Tracking the TiVo Yo-Yo
By Adam Lashinsky

(FORTUNE Magazine) –

You've got to hand it to tiny TiVo. Its annual revenues are only $170 million, and it consistently loses money, but such is Wall Street's fascination with the pioneer of the digital video recorder that any morsel of good news drives up its stock price--even if the gains rarely stick. Consider:

•Sept. 7, 2004: The stock jumps 15%, to $5.08, on speculation that TiVo will sign a deal with Netflix to download movies over the Internet. The companies formally announce a partnership three weeks later. A year later, with the stock below $5 again, Netflix says it is indefinitely postponing the deal because it can't sign up movie studios.
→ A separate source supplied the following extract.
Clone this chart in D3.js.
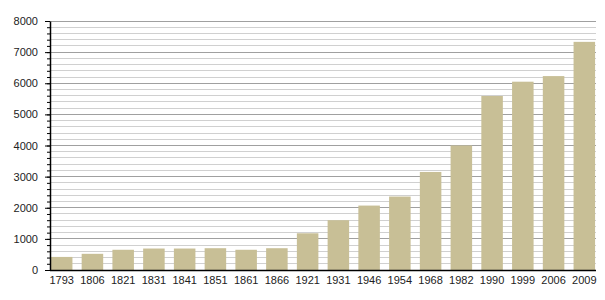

•Feb. 23, 2005: The stock leaps 18%, to $4.38, on never-confirmed talk that Apple will buy TiVo. The gains fade in about three weeks.
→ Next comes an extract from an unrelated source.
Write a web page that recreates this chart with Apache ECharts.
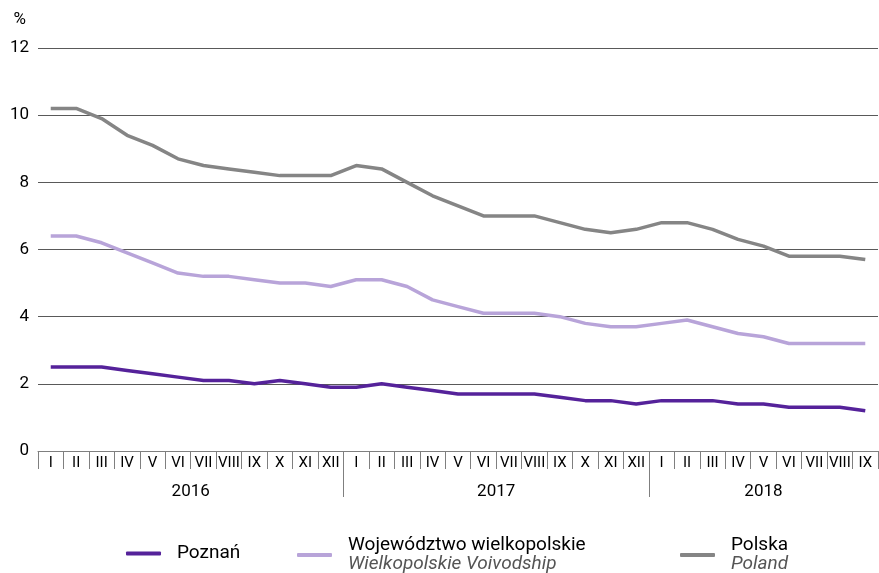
<!DOCTYPE html>
<html>
<head>
<meta charset="utf-8">
<script src="https://cdn.jsdelivr.net/npm/echarts@6/dist/echarts.min.js"></script>
<style>
  html, body { margin: 0; padding: 0; background: #fff; }
  #chart { width: 879px; height: 573px; }
</style>
</head>
<body>
<div id="chart"></div>
<script>
  // miesiące (I - XII) dla 2016, 2017 i 2018 (do IX)
  var roman = ['I', 'II', 'III', 'IV', 'V', 'VI', 'VII', 'VIII', 'IX', 'X', 'XI', 'XII'];
  var months = roman.concat(roman, roman.slice(0, 9));
  var years = ['2016', '2017', '2018'];
  var yearCenters = [6, 18, 28.5];
  var yearBreaks = [12, 24];

  var poznan = [2.5, 2.5, 2.5, 2.4, 2.3, 2.2, 2.1, 2.1, 2.0, 2.1, 2.0, 1.9,
    1.9, 2.0, 1.9, 1.8, 1.7, 1.7, 1.7, 1.7, 1.6, 1.5, 1.5, 1.4,
    1.5, 1.5, 1.5, 1.4, 1.4, 1.3, 1.3, 1.3, 1.2];
  var wielkopolskie = [6.4, 6.4, 6.2, 5.9, 5.6, 5.3, 5.2, 5.2, 5.1, 5.0, 5.0, 4.9,
    5.1, 5.1, 4.9, 4.5, 4.3, 4.1, 4.1, 4.1, 4.0, 3.8, 3.7, 3.7,
    3.8, 3.9, 3.7, 3.5, 3.4, 3.2, 3.2, 3.2, 3.2];
  var polska = [10.2, 10.2, 9.9, 9.4, 9.1, 8.7, 8.5, 8.4, 8.3, 8.2, 8.2, 8.2,
    8.5, 8.4, 8.0, 7.6, 7.3, 7.0, 7.0, 7.0, 6.8, 6.6, 6.5, 6.6,
    6.8, 6.8, 6.6, 6.3, 6.1, 5.8, 5.8, 5.8, 5.7];

  var englishNames = {
    'Województwo wielkopolskie': 'Wielkopolskie Voivodship',
    'Polska': 'Poland'
  };

  var font = 'Roboto';
  var myChart = echarts.init(document.getElementById('chart'));

  function legendAt(name, left, top) {
    return {
      data: [name],
      left: left,
      top: top,
      padding: 0,
      icon: 'roundRect',
      itemWidth: 35,
      itemHeight: 4,
      selectedMode: false,
      textStyle: {
        fontFamily: font,
        fontSize: 19,
        color: '#000',
        padding: [0, 0, 0, 11],
        lineHeight: 19,
        rich: {
          en: { fontFamily: font, fontSize: 19, fontStyle: 'italic', color: '#555', lineHeight: 19 }
        }
      },
      formatter: function (n) {
        return englishNames[n] ? n + '\n{en|' + englishNames[n] + '}' : n;
      }
    };
  }

  var lineSeries = function (name, data, color) {
    return {
      name: name,
      type: 'line',
      data: data,
      symbol: 'none',
      lineStyle: { color: color, width: 3.5 },
      itemStyle: { color: color }
    };
  };

  var option = {
    backgroundColor: '#fff',
    animation: false,
    textStyle: { fontFamily: font },
    grid: { left: 38, right: 1, top: 48, bottom: 122 },
    legend: [
      legendAt('Poznań', 126, 544),
      legendAt('Województwo wielkopolskie', 297, 536),
      legendAt('Polska', 680, 536)
    ],
    xAxis: [
      {
        type: 'category',
        data: months,
        boundaryGap: true,
        position: 'bottom',
        axisLine: { show: true, lineStyle: { color: '#7f7f7f', width: 1 } },
        axisTick: { show: true, interval: 0, length: 18, lineStyle: { color: '#7f7f7f' } },
        axisLabel: { interval: 0, margin: 5, fontSize: 15, color: '#000', fontFamily: font }
      },
      {
        // podpisy lat
        type: 'value',
        min: 0,
        max: 33,
        position: 'bottom',
        offset: 0,
        axisLine: { show: false },
        splitLine: { show: false },
        axisTick: { show: true, customValues: yearBreaks, length: 46, lineStyle: { color: '#7f7f7f' } },
        axisLabel: {
          customValues: yearCenters,
          margin: 32,
          fontSize: 17,
          color: '#000',
          fontFamily: font,
          formatter: function (v) {
            var i = yearCenters.indexOf(v);
            return i >= 0 ? years[i] : '';
          }
        }
      }
    ],
    yAxis: {
      type: 'value',
      min: 0,
      max: 12,
      interval: 2,
      name: '%',
      nameLocation: 'end',
      nameGap: 20,
      nameTextStyle: { fontSize: 17, color: '#000', fontFamily: font, align: 'right', padding: [0, 12, 0, 0] },
      axisLine: { show: false },
      axisTick: { show: false },
      axisLabel: { fontSize: 17, color: '#000', margin: 9, fontFamily: font },
      splitLine: { show: true, lineStyle: { color: '#595959', width: 1 } }
    },
    series: [
      lineSeries('Poznań', poznan, '#55229a'),
      lineSeries('Województwo wielkopolskie', wielkopolskie, '#b8a4d9'),
      lineSeries('Polska', polska, '#858585')
    ]
  };

  myChart.setOption(option);
  window.addEventListener('resize', function () { myChart.resize() });
</script>
</body>
</html>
•March 15, 2005: The stock soars 75%, to $6.70, when TiVo announces a deal to supply technology to cable operator Comcast in 2006. The stock begins falling immediately, though it rallies later in the summer.

•Nov. 7, 2005: The stock, down considerably since the Comcast news, spikes 4%, to $5.30, on news of a deal with Yahoo to allow TiVo users to program their DVRs from Yahoo's website. The stock gives up its entire gain--and more--in the next two days.